Hocking told The Age that while initial focus will be on the contested events of November 1975, the details of the letters will raise questions over “royal secrecy” and whether Australia should become a republic.
“Inevitably, it will reflect upon how we feel having, as our head of state, a queen who is resident elsewhere and is not an Australian citizen,” she said. “If we see that the system that we are told is not broken actually was broken in 1975, then I think people will think about whether we can do better.”
Professor Mark McKenna, a leading Australian historian told the BBC that the letters showed that the “fate of an elected government [was] being determined to a large extent by an unelected Governor-General and his voluminous, almost obsessive correspondence with the Palace… The release of the ‘Palace letters’ reinforce the need for an Australian Republic.”

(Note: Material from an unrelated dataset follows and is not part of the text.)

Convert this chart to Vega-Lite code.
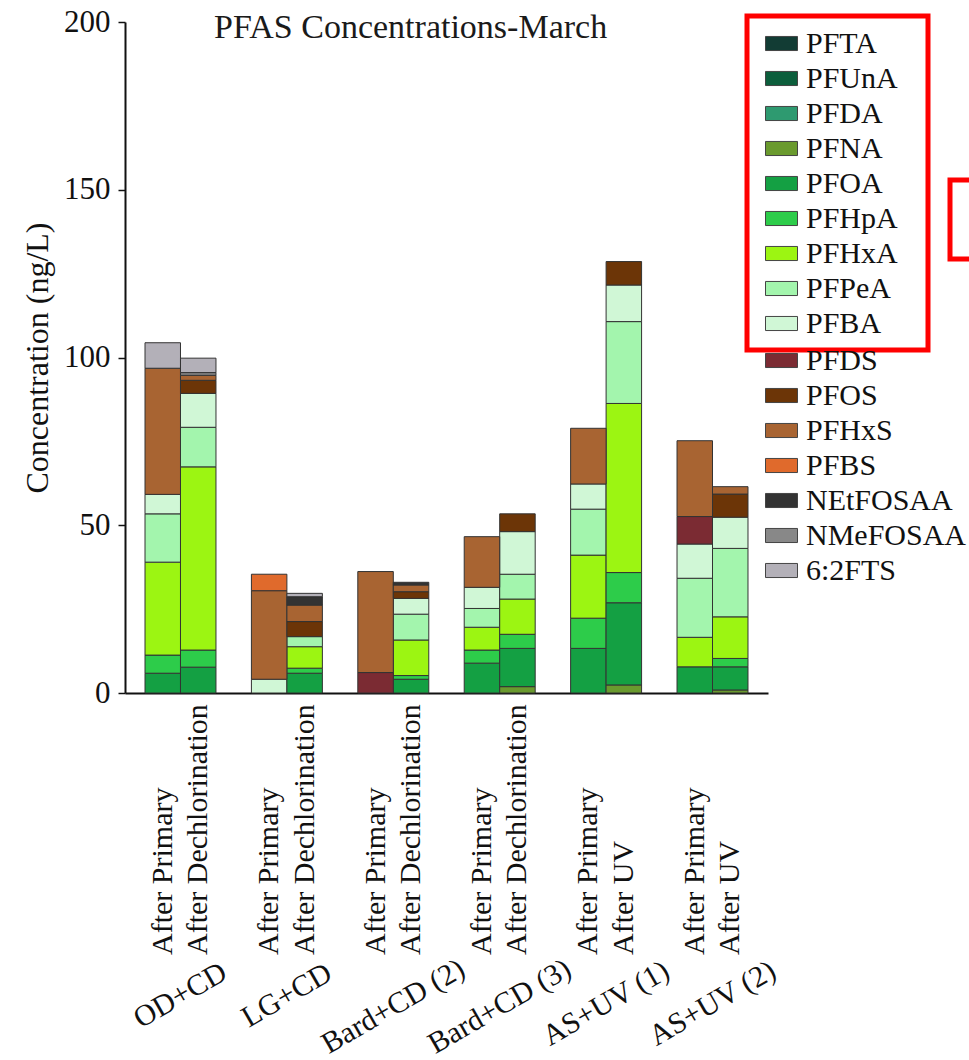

This train of thought is being discussed at the highest echelons of parliament, too. Opposition leader Anthony Albanese said November 11, 1975 remains a “blight on our character as a nation.”
“The fact that we have waited 45 years for correspondence between the Queen and Palace, and the Governor-General in Australia, says that there is something very wrong with our structures of government, the fact that someone across the other side of the world was involved and engaged in this process,” he said.